Title :
FlexVoice: a parametric approach to high-quality speech synthesis
Author :
Balogh, Gyorgy ; Dobler, Ervin ; Gróbler, Tamás ; Smodies, B. ; Szepesvári, Csaba
Author_Institution :
Mindmaker Ltd., Budapest, Hungary
Abstract :
The TTS system described in this paper is based on the analysis and resynthesis of a given speaker´s voice. First, the speaker´s voice definition is prepared off-line: a diphone database is recorded, segmented, and analyzed in every 6 msec to obtain the filter parameters of an all-pole (AR) filter. During the on-line synthesis, the filters are excited with the mixture of a predefined periodic glottal source and white noise. Rigorous experiments have been made to find the parameter space in which the filter coefficients at diphone boundaries can effectively be smoothened. The best representation turned out to be the space of area ratios. Due to the smoothening and the carefully chosen corpus words, each diphone needs to be recorded only once thus no unit selection algorithm is needed. FlexVoice provides large flexibility in changing voice properties independently from the vocal tract parameters. This flexibility can be demonstrated by a number of voice conversions including female-to-male and female-to-child conversions.
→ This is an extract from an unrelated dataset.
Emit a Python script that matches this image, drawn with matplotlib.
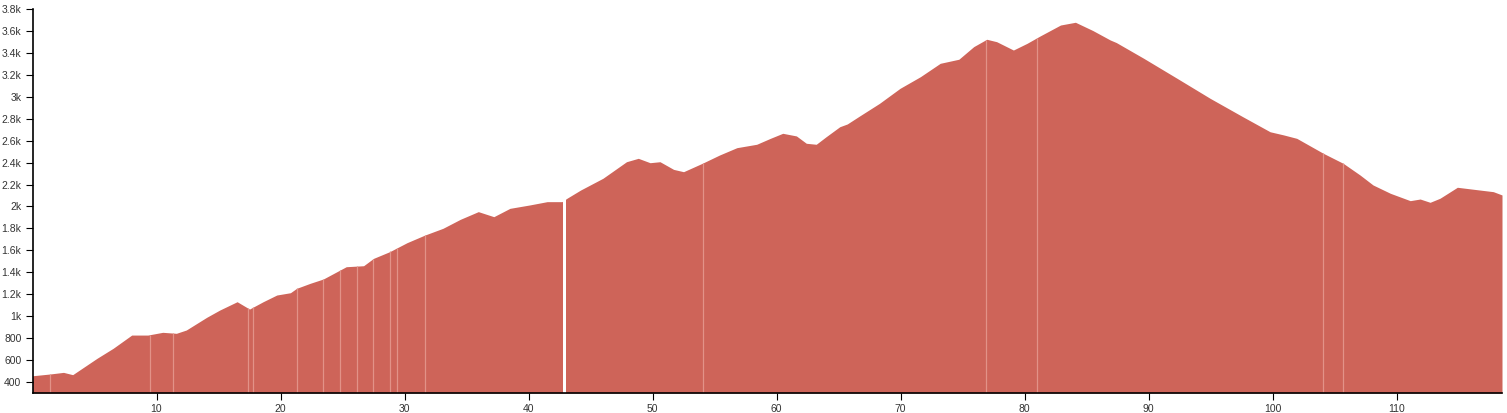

FlexVoice only uses a fraction of the resources of a PC and its quality is comparable to that of the leading TTS systems
Keywords :
speech synthesis; FlexVoice; TTS system; all-pole filter; corpus words; diphone boundaries; diphone database; experiments; filter coefficients; filter parameters; high-quality speech synthesis; on-line synthesis; parameter space; parametric approach; periodic glottal source; space of area ratios; speaker voice definition; vocal tract parameters; voice analysis; voice conversation; voice conversions; voice properties; voice resynthesis; white noise;
Conference_Titel :
State of the Art in Speech Synthesis (Ref. No. 2000/058), IEE Seminar on
Conference_Location :
London
DOI :
10.1049/ic:20000332